## [Information shown]
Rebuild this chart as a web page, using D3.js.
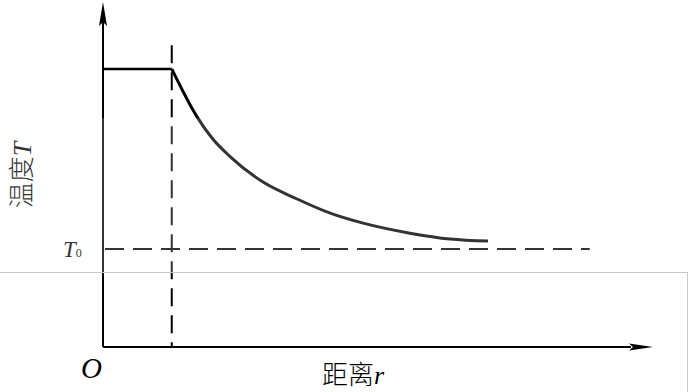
<!DOCTYPE html>
<html>
<head>
<meta charset="utf-8">
<title>温度-距离</title>
<script src="https://d3js.org/d3.v7.min.js"></script>
<style>
  body { margin: 0; background: #fff; }
  .cjk { font-family: "Noto Sans CJK SC", sans-serif; }
  .lat { font-family: "Liberation Serif", "DejaVu Serif", serif; font-style: italic; }
</style>
</head>
<body>
<div id="chart"></div>
<script>
// data (axis units, 0..10)
var rc = 1.25;             // edge of the hot zone
var coreTemp = 8.06;       // flat temperature inside rc
var t0 = 2.84;             // ambient T0
var t0End = 8.85;          // where the T0 dashed line stops
var curveR = [1.25, 1.71, 2.0, 2.31, 2.91, 3.53, 4.13, 4.73, 5.58, 6.31, 7.0];
var curveT = [8.06, 6.67, 6.02, 5.52, 4.78, 4.29, 3.88, 3.59, 3.30, 3.13, 3.07];
var axisLabels = ["距离", "温度"];

var width = 690, height = 392;

var svg = d3.select("#chart").append("svg")
    .attr("width", width)
    .attr("height", height);

var x = d3.scaleLinear().domain([0, 10]).range([103, 653]);
var y = d3.scaleLinear().domain([0, 10]).range([347, 2]);

var g = svg.append("g");

// axes
g.append("line")
    .attr("x1", x(0)).attr("y1", y(0))
    .attr("x2", x(9.6)).attr("y2", y(0))
    .attr("stroke", "#000").attr("stroke-width", 2);
g.append("line")
    .attr("x1", x(0)).attr("y1", y(0))
    .attr("x2", x(0)).attr("y2", y(9.5))
    .attr("stroke", "#000").attr("stroke-width", 2);

// arrow heads
g.append("path")
    .attr("d", "M" + x(10) + "," + y(0) + "L" + (x(10) - 24) + "," + (y(0) - 3.5) +
               "L" + (x(10) - 20) + "," + y(0) + "L" + (x(10) - 24) + "," + (y(0) + 3.5) + "Z")
    .attr("fill", "#000");
g.append("path")
    .attr("d", "M" + x(0) + "," + y(10) + "L" + (x(0) - 4) + "," + (y(10) + 24) +
               "L" + x(0) + "," + (y(10) + 20) + "L" + (x(0) + 4) + "," + (y(10) + 24) + "Z")
    .attr("fill", "#000");

// dashed guides
g.append("line")
    .attr("x1", x(rc)).attr("y1", y(8.75))
    .attr("x2", x(rc)).attr("y2", y(0))
    .attr("stroke", "#000").attr("stroke-width", 2)
    .attr("stroke-dasharray", "18,9");
g.append("line")
    .attr("x1", x(0) + 2).attr("y1", y(t0))
    .attr("x2", x(t0End)).attr("y2", y(t0))
    .attr("stroke", "#000").attr("stroke-width", 2)
    .attr("stroke-dasharray", "19,9");

// flat part + decay curve
g.append("line")
    .attr("x1", x(0)).attr("y1", y(coreTemp))
    .attr("x2", x(rc)).attr("y2", y(coreTemp))
    .attr("stroke", "#000").attr("stroke-width", 2.5);

var pts = curveR.map(function(r, i) { return [r, curveT[i]]; });
var line = d3.line()
    .x(function(d) { return x(d[0]); })
    .y(function(d) { return y(d[1]); })
    .curve(d3.curveMonotoneX);
g.append("path")
    .datum(pts)
    .attr("d", line)
    .attr("fill", "none")
    .attr("stroke", "#000")
    .attr("stroke-width", 3);

// labels
var t0Label = svg.append("text").attr("class", "lat")
    .attr("x", 63).attr("y", y(t0) + 8)
    .attr("font-size", 23);
t0Label.append("tspan").text("T");
t0Label.append("tspan").attr("font-size", 12).attr("font-style", "normal").text("0");

svg.append("text").attr("class", "lat")
    .attr("x", 81).attr("y", 378)
    .attr("font-size", 29)
    .text("O");

var xl = svg.append("text")
    .attr("x", 322).attr("y", 384)
    .attr("font-size", 26);
xl.append("tspan").attr("class", "cjk").attr("font-weight", 300).text(axisLabels[0]);
xl.append("tspan").attr("class", "lat").text("r");

var yl = svg.append("text")
    .attr("transform", "translate(31,175) rotate(-90)")
    .attr("text-anchor", "middle")
    .attr("font-size", 26);
yl.append("tspan").attr("class", "cjk").attr("font-weight", 300).text(axisLabels[1]);
yl.append("tspan").attr("class", "lat").text("T");

// scan band: faded middle strip and its edge lines
svg.append("rect")
    .attr("x", 0).attr("y", 118)
    .attr("width", width).attr("height", 154)
    .attr("fill", "#fff").attr("opacity", 0.2);
svg.append("line")
    .attr("x1", 0).attr("y1", 272.5).attr("x2", width - 2).attr("y2", 272.5)
    .attr("stroke", "#c8c8c8").attr("stroke-width", 1);
svg.append("line")
    .attr("x1", width - 2.5).attr("y1", 272).attr("x2", width - 2.5).attr("y2", height)
    .attr("stroke", "#c8c8c8").attr("stroke-width", 1);
</script>
</body>
</html>
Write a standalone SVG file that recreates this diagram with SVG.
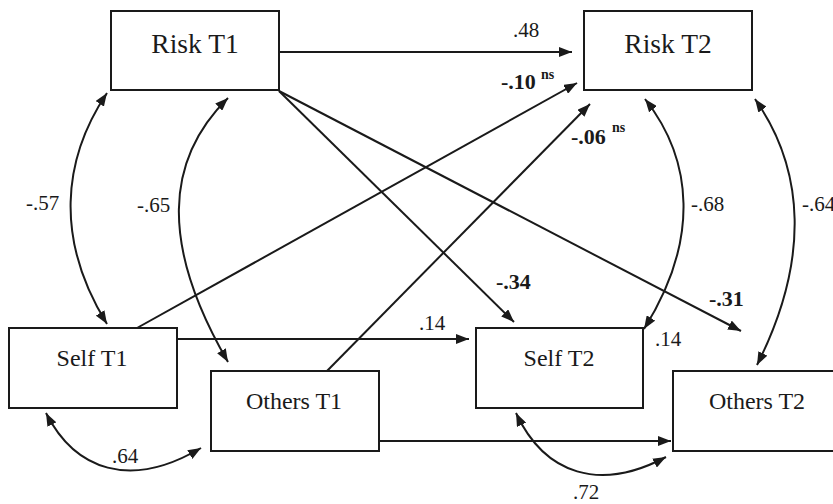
<svg xmlns="http://www.w3.org/2000/svg" width="833" height="504" viewBox="0 0 833 504">
<defs>
<marker id="ah" viewBox="0 0 13 10" refX="13" refY="5" markerWidth="13" markerHeight="10" markerUnits="userSpaceOnUse" orient="auto-start-reverse">
<path d="M0,0 L13,5 L0,10 z" fill="#1a1a1a"/>
</marker>
</defs>
<rect width="833" height="504" fill="#fff"/>
<g id="connectors" fill="none" stroke="#1a1a1a" stroke-width="2">
<g id="paths" marker-end="url(#ah)">
<path d="M279,52 L572,52"/>
<path d="M279,91 L514,322"/>
<path d="M279,91 L741,331"/>
<path d="M137,328 L577,83"/>
<path d="M327,371 L590,104"/>
<path d="M176,339 L469,339"/>
<path d="M377,441 L671,441"/>
</g>
<g id="correlations" marker-start="url(#ah)" marker-end="url(#ah)">
<path d="M107,93 C62,160 55,240 107,324"/>
<path d="M228,98 C165,160 160,245 228,362"/>
<path d="M645,99 C693,160 700,240 644,329"/>
<path d="M755,99 C805,170 810,260 757,365"/>
<path d="M46,413 C75,470 130,490 201,448"/>
<path d="M516,413 C545,475 600,492 666,457"/>
</g>
</g>
<g id="edge-labels" fill="#1a1a1a">
<text font-family="Liberation Serif" font-size="21" x="526" y="37" text-anchor="middle">.48</text>
<text font-family="Liberation Serif" font-size="21" x="26" y="210">-.57</text>
<text font-family="Liberation Serif" font-size="21" x="137" y="212">-.65</text>
<text font-family="Liberation Serif" font-size="21" x="691" y="211">-.68</text>
<text font-family="Liberation Serif" font-size="21" x="802" y="211">-.64</text>
<text font-family="Liberation Serif" font-size="22" font-weight="bold" x="501" y="89">-.10<tspan font-size="14" x="541" y="79">ns</tspan></text>
<text font-family="Liberation Serif" font-size="22" font-weight="bold" x="571" y="144">-.06<tspan font-size="14" x="612" y="132">ns</tspan></text>
<text font-family="Liberation Serif" font-size="22" font-weight="bold" x="496" y="289">-.34</text>
<text font-family="Liberation Serif" font-size="22" font-weight="bold" x="709" y="306">-.31</text>
<text font-family="Liberation Serif" font-size="21" x="419" y="330">.14</text>
<text font-family="Liberation Serif" font-size="21" x="655" y="346">.14</text>
<text font-family="Liberation Serif" font-size="21" x="112" y="463">.64</text>
<text font-family="Liberation Serif" font-size="21" x="573" y="499">.72</text>
</g>
<g id="nodes" fill="#fff" stroke="#1a1a1a" stroke-width="2">
<g id="risk-t1"><rect x="111" y="11" width="168" height="79"/><text font-family="Liberation Serif" font-size="27.5" fill="#1a1a1a" stroke="none" text-anchor="middle" x="195" y="53">Risk T1</text></g>
<g id="risk-t2"><rect x="584" y="11" width="168" height="79"/><text font-family="Liberation Serif" font-size="27.5" fill="#1a1a1a" stroke="none" text-anchor="middle" x="668" y="53">Risk T2</text></g>
<g id="self-t1"><rect x="9" y="328" width="168" height="80"/><text font-family="Liberation Serif" font-size="24" fill="#1a1a1a" stroke="none" text-anchor="middle" x="92" y="366">Self T1</text></g>
<g id="others-t1"><rect x="211" y="371" width="168" height="80"/><text font-family="Liberation Serif" font-size="24" fill="#1a1a1a" stroke="none" text-anchor="middle" x="294" y="409">Others T1</text></g>
<g id="self-t2"><rect x="476" y="328" width="167" height="80"/><text font-family="Liberation Serif" font-size="24" fill="#1a1a1a" stroke="none" text-anchor="middle" x="559" y="366">Self T2</text></g>
<g id="others-t2"><rect x="673" y="371" width="168" height="80"/><text font-family="Liberation Serif" font-size="24" fill="#1a1a1a" stroke="none" text-anchor="middle" x="757" y="409">Others T2</text></g>
</g>
</svg>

## [What you have to do]
Scan the entries above. Copy each line that has the string "this".

## [Task answer]
Rebuild this chart as a web page, using D3.js.
Write a standalone SVG file that recreates this diagram with SVG.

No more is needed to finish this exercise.